In contrast, Justice Clarence Thomas dissented on the grounds that children do not have the same First Amendment rights enjoyed by their parents. Richard Zuckerman took a look at Justice Thomas’s comments on the American Constitution Society blog:

The vigor of Justice Scalia’s defense of children’s First Amendment rights was exceeded by Justice Thomas’s dissent, which would hold that children have no First Amendment rights to read, view, or listen to anything absent their parents’ consent. “The practices and beliefs of the founding generation establish that ‘the freedom of speech,’ as originally understood, does not include a right to speak to minors (or a right of minors to access speech) without going through the minors’ parents or guardians,” Justice Thomas wrote. The startling breadth of Justice Thomas’s opinion prompted a rebuke from Justice Scalia — apparently directed not only to Justice Thomas but to those who might embrace his views with missionary zeal, “And what is good for First Amendment rights of speech must be good for First Amendment rights of religion as well,” Justice Scalia wrote. If the California law were sustained, “it could be made criminal to admit a person under 18 to church, or to give a person under 18 a religious tract, without his parents’ prior consent.

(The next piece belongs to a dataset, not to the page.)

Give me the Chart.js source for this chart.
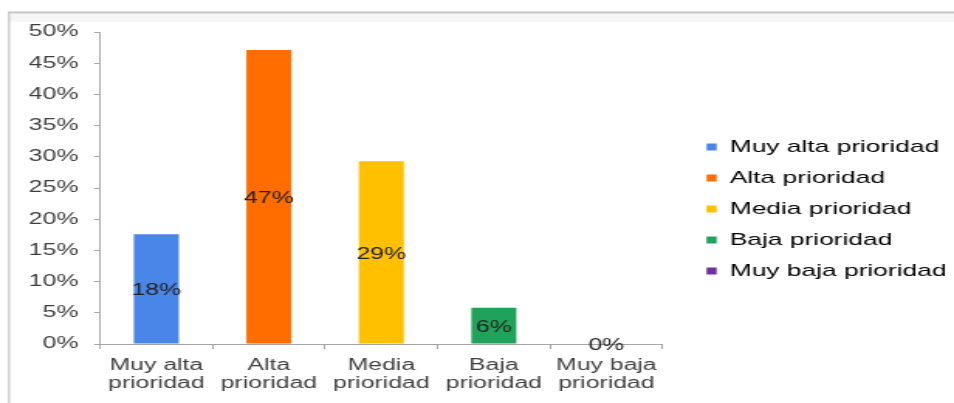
<!DOCTYPE html>
<html lang="es">
<head>
<meta charset="utf-8">
<title>Prioridad</title>
<script src="https://cdn.jsdelivr.net/npm/chart.js@4.4.1/dist/chart.umd.min.js"></script>
<style>
  html, body { margin: 0; padding: 0; background: #ffffff; overflow: hidden; }
  #wrap {
    position: absolute; left: 0; top: 0;
    width: 616px; height: 403px;
    transform: scaleX(1.5487); transform-origin: 0 0;
  }
</style>
</head>
<body>
<div id="wrap"><canvas id="chart" width="616" height="403"></canvas></div>
<script>
// Categories (legend names) and their two-line axis labels
const categories = ["Muy alta prioridad", "Alta prioridad", "Media prioridad", "Baja prioridad", "Muy baja prioridad"];
const tickLabels = [["Muy alta", "prioridad"], ["Alta", "prioridad"], ["Media", "prioridad"], ["Baja", "prioridad"], ["Muy baja", "prioridad"]];
// Share of responses per priority level, in percent
const values = [17.6, 47.1, 29.3, 5.8, 0];
const colors = ["#4a86e8", "#ff6d00", "#ffc000", "#1fa35a", "#7030a0"];
// Y axis tick range
const yMin = 0, yMax = 50, yStep = 5;

const FONT = "'Liberation Sans', Arial, sans-serif";
// Empty space trimmed from the right side of the legend box
const LEGEND_TRIM = 5.1;

// Thin grey frame along the top and left edges
const framePlugin = {
  id: 'frame',
  beforeDraw(chart) {
    const ctx = chart.ctx;
    ctx.save();
    ctx.fillStyle = '#f6f6f6';
    ctx.fillRect(5.2, 14, chart.width, 8);
    ctx.strokeStyle = '#c4c4c4';
    ctx.lineWidth = 2;
    ctx.beginPath();
    ctx.moveTo(5.2, 12.5);
    ctx.lineTo(chart.width, 12.5);
    ctx.stroke();
    ctx.lineWidth = 1.3;
    ctx.strokeStyle = '#c8c8c8';
    ctx.beginPath();
    ctx.moveTo(5.8, 12);
    ctx.lineTo(5.8, chart.height);
    ctx.stroke();
    ctx.restore();
  }
};

// Let the side legend take the full width of its longest entry
const wideLegend = {
  id: 'wideLegend',
  afterInit(chart) {
    const legend = chart.legend;
    if (!legend) return;
    const update = legend.update;
    legend.update = function (maxWidth, maxHeight, margins) {
      const r = update.call(this, Math.max(maxWidth, 400), maxHeight, margins);
      this.width -= LEGEND_TRIM;
      return r;
    };
  }
};

// Percentage label in the middle of each bar
const valueLabels = {
  id: 'valueLabels',
  afterDatasetsDraw(chart) {
    const ctx = chart.ctx;
    const meta = chart.getDatasetMeta(0);
    const data = chart.data.datasets[0].data;
    ctx.save();
    ctx.font = '16px ' + FONT;
    ctx.fillStyle = '#222222';
    ctx.textAlign = 'center';
    ctx.textBaseline = 'middle';
    meta.data.forEach((bar, i) => {
      const { x, y, base } = bar.getProps(['x', 'y', 'base'], true);
      ctx.fillText(Math.round(data[i]) + '%', x, (y + base) / 2 + 2);
    });
    ctx.restore();
  }
};

new Chart(document.getElementById('chart'), {
  type: 'bar',
  data: {
    labels: tickLabels,
    datasets: [{
      data: values,
      backgroundColor: colors,
      borderWidth: 0,
      categoryPercentage: 1,
      barPercentage: 0.4
    }]
  },
  options: {
    responsive: false,
    animation: false,
    events: [],
    layout: { padding: { left: 8.6, right: 0, top: 18, bottom: 3.2 } },
    plugins: {
      tooltip: { enabled: false },
      legend: {
        position: 'right',
        labels: {
          boxWidth: 6.5,
          boxHeight: 7,
          padding: 14,
          color: '#262626',
          font: { family: FONT, size: 17 },
          generateLabels: () => categories.map((name, i) => ({
            text: name,
            fillStyle: colors[i],
            strokeStyle: colors[i],
            lineWidth: 0,
            hidden: false,
            index: i
          }))
        }
      }
    },
    scales: {
      x: {
        grid: {
          offset: true,
          drawOnChartArea: false,
          drawTicks: true,
          tickLength: 5,
          color: '#a6a6a6'
        },
        border: { color: '#a6a6a6', width: 1 },
        ticks: {
          padding: 7,
          color: '#3f3f3f',
          font: { family: FONT, size: 16, lineHeight: 1.15 },
          maxRotation: 0,
          autoSkip: false
        }
      },
      y: {
        min: yMin,
        max: yMax,
        grid: {
          drawOnChartArea: false,
          drawTicks: true,
          tickLength: 4,
          color: '#a6a6a6'
        },
        border: { color: '#a6a6a6', width: 1 },
        ticks: {
          stepSize: yStep,
          padding: 10,
          color: '#3f3f3f',
          font: { family: FONT, size: 16 },
          callback: v => v + '%'
        }
      },
      topGap: {
        type: 'linear',
        position: 'top',
        grid: { display: false },
        border: { display: false },
        ticks: { display: false },
        afterFit: s => { s.height = 14; }
      },
      rightGap: {
        type: 'linear',
        position: 'right',
        grid: { display: false },
        border: { display: false },
        ticks: { display: false },
        afterFit: s => { s.width = 14.4; }
      }
    }
  },
  plugins: [framePlugin, wideLegend, valueLabels]
});
</script>
</body>
</html>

In their analysis of Justice Breyer’s dissent, The First Amendment Center concludes:

Ultimately, today’s ruling pitted concern against certainty — concern over what violent video games may do to children vs. the majority’s demand for “certainty” that the games are harmful. The decision rests on the majority’s refusal to create another exception to First Amendment free-speech protection, even for those under age 17, without historical precedent — such as exists for libel or child pornography or sexual imagery — or credible scientific proof of direct harm to children.

The Brown v. EMA decision ultimately resists California’s attempt to establish a new category of unprotected speech—violence. It also reinforces the First Amendment rights of minors and entertainment media, which includes the comic books we love so much. This is another important victory in CBLDF’s fight for the First Amendment rights of the comics community!